It’s hard to despise people we love.
Now that being out is so much more ordinary, the process continues, and something of a chain reaction continues as well.
So what strategies might encourage the furthering of this kind of process of normalization?
Well, clearly it would be be wonderful if we could bring the image of accepted, ordinary LGBTQ people to people who don’t yet know any of us in real life. This means media, both traditional and newer forms of Internet media.
I probably don’t need to point out examples of where this is happening. You may not know, however, that activists have been explicitly encouraging the process for decades.
That’s a front.
Another front, obviously, is the legal front. Anti-discrimination legislation, decriminalization, same-sex marriage law, etc. Again, there’s probably little need for me to spell that out. The results are all around us.
Engagement and legislation aren’t the only strategies necessary or used, however.
It’s also crucial to raise moral issues and to facilitate talking about them.
We created the word homophobia in its current useage to facilitate that process. It’s intentional. It’s purposeful. It’s engineered.
We need a word equivalent to racist to talk about people who subscribe to irrational belief systems that hurt us.
The word for the concept makes the concept itself more fleshed and real.
Words have power.
If I call you a racist, you feel bad. You know it’s wrong to be a racist. You learned in kindergarten that it’s bad to be mean to people because their skin color is different from yours.
The few avowed racists left in American society are usually careful to keep their views quiet. They know that a certain amount of social ostracization attaches to that label.
You know what that means?
It means they’re less likely to be able to spread their harmful views. People shut them down. The label has power.
We’re doing the same thing with the word homophobe.
We’re working to shut you down before you even get a chance to spread your harmful views.
Not all ideas are equal, you know.
The idea that LGBTQ people aren’t full human beings deserving of full dignity and full complements of equal rights is an immoral idea.
It causes serious harm to intrinsically harmless people for no rational purpose.
It’s as morally wrong and as baseless as racism.
So we have a word to describe it. Homophobia.
That’s not an insult. It’s an observation, and an important one.
Yes, I suppose it’s unpleasant to have one’s values challenged. To have one’s moral shortcomings pointed out.

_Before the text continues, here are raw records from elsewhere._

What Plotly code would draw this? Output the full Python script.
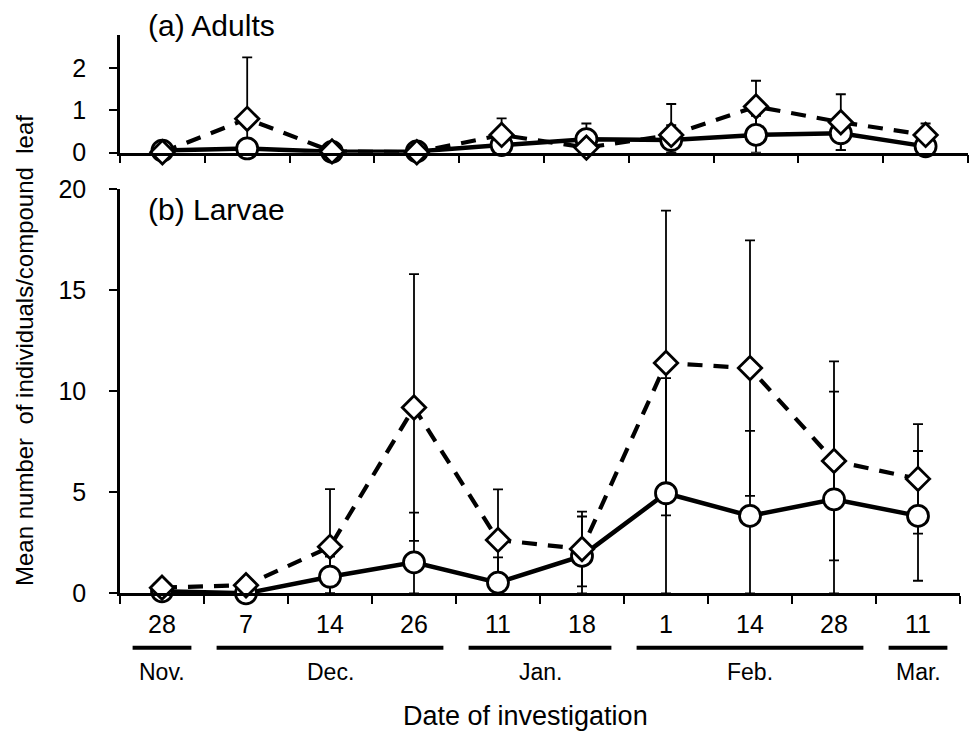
import plotly.graph_objects as go

# ---------------- data ----------------
day_labels = ["28", "7", "14", "26", "11", "18", "1", "14", "28", "11"]
month_names = ["Nov.", "Dec.", "Jan.", "Feb.", "Mar."]
month_first = [0, 1, 4, 6, 9]
month_last = [0, 3, 5, 8, 9]

# (a) Adults
adult_circle_mean = [0.05, 0.10, 0.02, 0.03, 0.18, 0.32, 0.30, 0.42, 0.46, 0.15]
adult_circle_sd = [0.05, 0.12, 0.03, 0.03, 0.20, 0.37, 0.35, 0.45, 0.40, 0.20]
adult_diamond_mean = [0.01, 0.80, 0.03, 0.01, 0.42, 0.12, 0.42, 1.09, 0.72, 0.42]
adult_diamond_sd = [0.03, 1.45, 0.05, 0.02, 0.39, 0.20, 0.73, 0.61, 0.66, 0.27]

# (b) Larvae
larva_circle_mean = [0.10, 0.00, 0.82, 1.53, 0.53, 1.85, 4.95, 3.83, 4.65, 3.83]
larva_circle_sd = [0.10, 0.00, 1.00, 2.46, 1.25, 1.95, 5.69, 4.20, 5.33, 3.21]
larva_diamond_mean = [0.28, 0.40, 2.30, 9.19, 2.64, 2.19, 11.39, 11.14, 6.55, 5.66]
larva_diamond_sd = [0.20, 0.30, 2.85, 6.60, 2.50, 1.85, 7.54, 6.32, 4.92, 2.71]

x_idx = list(range(len(day_labels)))

FONT = "Liberation Sans, Arial, sans-serif"
W, H = 973, 731

fig = go.Figure()


def minus(mean, sd):
    return [min(s, m) for m, s in zip(mean, sd)]


def add_panel(xa, ya, c_mean, c_sd, d_mean, d_sd):
    # diamond error bars (drawn underneath everything)
    fig.add_trace(go.Scatter(
        x=x_idx, y=d_mean, mode="markers", xaxis=xa, yaxis=ya,
        marker=dict(size=1, color="rgba(0,0,0,0)"),
        error_y=dict(type="data", array=d_sd, arrayminus=minus(d_mean, d_sd),
                     color="black", thickness=1.8, width=5),
        showlegend=False, hoverinfo="skip"))
    # circle series
    fig.add_trace(go.Scatter(
        x=x_idx, y=c_mean, mode="lines+markers", xaxis=xa, yaxis=ya,
        line=dict(color="black", width=4.5),
        marker=dict(symbol="circle", size=21, color="white",
                    line=dict(color="black", width=2.8)),
        error_y=dict(type="data", array=c_sd, arrayminus=minus(c_mean, c_sd),
                     color="black", thickness=1.8, width=5),
        cliponaxis=False, showlegend=False))
    # diamond series
    fig.add_trace(go.Scatter(
        x=x_idx, y=d_mean, mode="lines+markers", xaxis=xa, yaxis=ya,
        line=dict(color="black", width=4.2, dash="15px,11px"),
        marker=dict(symbol="diamond", size=18, color="white",
                    line=dict(color="black", width=2.8)),
        cliponaxis=False, showlegend=False))


add_panel("x", "y", adult_circle_mean, adult_circle_sd,
          adult_diamond_mean, adult_diamond_sd)
add_panel("x2", "y2", larva_circle_mean, larva_circle_sd,
          larva_diamond_mean, larva_diamond_sd)

boundaries = [i - 0.5 for i in range(len(day_labels) + 1)]

xcommon = dict(
    range=[-0.5, len(day_labels) - 0.5], showline=True, linecolor="black",
    linewidth=2.5, showgrid=False, zeroline=False, automargin=False,
    tickmode="array", tickvals=x_idx, ticktext=day_labels, ticks="",
    minor=dict(tickmode="array", tickvals=boundaries, ticks="outside",
               ticklen=8, tickwidth=2, tickcolor="black", showgrid=False),
    tickfont=dict(family=FONT, size=25, color="black"),
)
ycommon = dict(
    showline=True, linecolor="black", linewidth=2.5, showgrid=False,
    zeroline=False, ticks="outside", ticklen=8, tickwidth=2,
    tickcolor="black", ticklabelstandoff=18, automargin=False,
    tickfont=dict(family=FONT, size=25, color="black"),
)

fig.update_layout(
    width=W, height=H, margin=dict(l=0, r=0, t=0, b=0, autoexpand=False),
    paper_bgcolor="white", plot_bgcolor="white", showlegend=False,
    xaxis=dict(**xcommon, domain=[120 / W, 968 / W], anchor="y",
               showticklabels=False),
    yaxis=dict(**ycommon, domain=[(H - 152.7) / H, (H - 35) / H], anchor="x",
               range=[0, 2.78], tickmode="array", tickvals=[0, 1, 2]),
    xaxis2=dict(**xcommon, domain=[120 / W, 960 / W], anchor="y2",
                ticklabelstandoff=7),
    yaxis2=dict(**ycommon, domain=[(H - 593.3) / H, (H - 189) / H],
                anchor="x2", range=[0, 20], tickmode="array",
                tickvals=[0, 5, 10, 15, 20]),
)

shapes = []
annotations = []
pad = 0.35
for name, f, l in zip(month_names, month_first, month_last):
    shapes.append(dict(type="line", xref="x2", yref="paper",
                       x0=f - pad, x1=l + pad,
                       y0=(H - 647.7) / H, y1=(H - 647.7) / H,
                       line=dict(color="black", width=4)))
    annotations.append(dict(text=name, xref="x2", yref="paper",
                            x=(f + l) / 2, y=(H - 672) / H,
                            xanchor="center", yanchor="middle",
                            showarrow=False,
                            font=dict(family=FONT, size=23, color="black")))

annotations += [
    dict(text="Date of investigation", xref="paper", yref="paper",
         x=525 / W, y=(H - 716) / H, xanchor="center", yanchor="middle",
         showarrow=False, font=dict(family=FONT, size=27, color="black")),
    dict(text="Mean number  of individuals/compound  leaf", xref="paper",
         yref="paper", x=25 / W, y=(H - 351) / H, xanchor="center",
         yanchor="middle", textangle=-90, showarrow=False,
         font=dict(family=FONT, size=24, color="black")),
    dict(text="(a) Adults", xref="paper", yref="paper", x=146 / W,
         y=(H - 26) / H, xanchor="left", yanchor="middle", showarrow=False,
         font=dict(family=FONT, size=30, color="black")),
    dict(text="(b) Larvae", xref="paper", yref="paper", x=146 / W,
         y=(H - 210) / H, xanchor="left", yanchor="middle", showarrow=False,
         font=dict(family=FONT, size=30, color="black")),
]

fig.update_layout(shapes=shapes, annotations=annotations)

fig.write_html("out.html")
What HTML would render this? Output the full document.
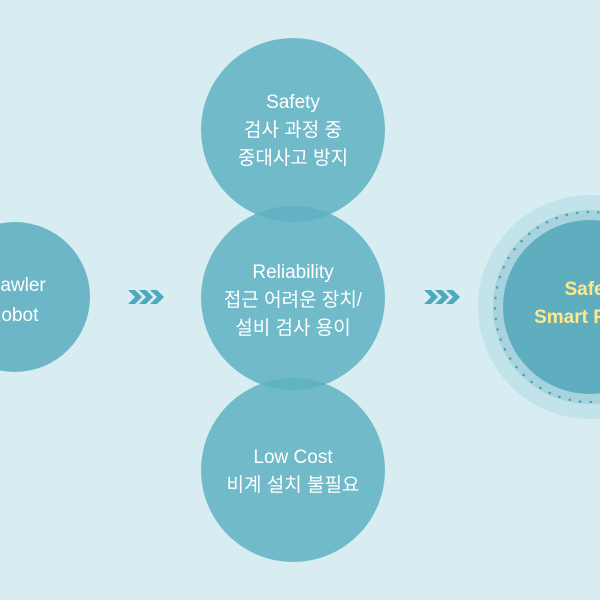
<!DOCTYPE html>
<html><head><meta charset="utf-8"><style>
html,body{margin:0;padding:0;background:#d7edf1;}
svg{display:block}
text{font-family:"Liberation Sans","Noto Sans CJK KR",sans-serif;font-size:19px;fill:#fff;text-anchor:middle}
</style></head><body>
<svg width="600" height="600" viewBox="0 0 600 600">
<rect width="600" height="600" fill="#d7edf1"/>
<circle cx="15" cy="297" r="75" fill="#6db6c7"/>
<text x="13" y="291">Crawler</text>
<text x="13" y="321">Robot</text>
<g fill="#4fa9bd">
<path d="M128 290 l7 0 l7 7 l-7 7 l-7 0 l7 -7z"/>
<path d="M139 290 l7 0 l7 7 l-7 7 l-7 0 l7 -7z"/>
<path d="M150 290 l7 0 l7 7 l-7 7 l-7 0 l7 -7z"/>
<path d="M424 290 l7 0 l7 7 l-7 7 l-7 0 l7 -7z"/>
<path d="M435 290 l7 0 l7 7 l-7 7 l-7 0 l7 -7z"/>
<path d="M446 290 l7 0 l7 7 l-7 7 l-7 0 l7 -7z"/>
</g>
<g fill="#5eb0c2" fill-opacity="0.85">
<circle cx="293" cy="130" r="92"/>
<circle cx="293" cy="298" r="92"/>
<circle cx="293" cy="470" r="92"/>
</g>
<text x="293" y="108">Safety</text>
<text x="293" y="136">검사 과정 중</text>
<text x="293" y="164">중대사고 방지</text>
<text x="293" y="278">Reliability</text>
<text x="293" y="306">접근 어려운 장치/</text>
<text x="293" y="334">설비 검사 용이</text>
<text x="293" y="463">Low Cost</text>
<text x="293" y="491">비계 설치 불필요</text>
<circle cx="590" cy="307" r="112" fill="#c3e3ea"/>
<circle cx="590" cy="307" r="97" fill="#a6d3de"/>
<circle cx="590" cy="307" r="95" fill="none" stroke="#4f9fb3" stroke-width="2.5" stroke-dasharray="0.1 10.5" stroke-linecap="round"/>
<circle cx="590" cy="307" r="87" fill="#5eaebf"/>
<text x="593" y="295" style="fill:#ffe98a;font-weight:bold;font-size:19px">Safety</text>
<text x="598" y="323" style="fill:#ffe98a;font-weight:bold;font-size:19px">Smart Factory</text>
</svg>
</body></html>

It’s important, though, nonetheless.
That doesn’t mean that’s the only tactic we use in implementing strategies. It’s not even the most important one.
It is important, though, as part of a broader struggle.
The creation of the concept is altogether necessary, actually. As much as it’s crucial that more and more people accept us as fully equal human beings, it’s as crucial that more and more people morally condemn systems of belief that normalize stigmatizing us.
It’s not either/or.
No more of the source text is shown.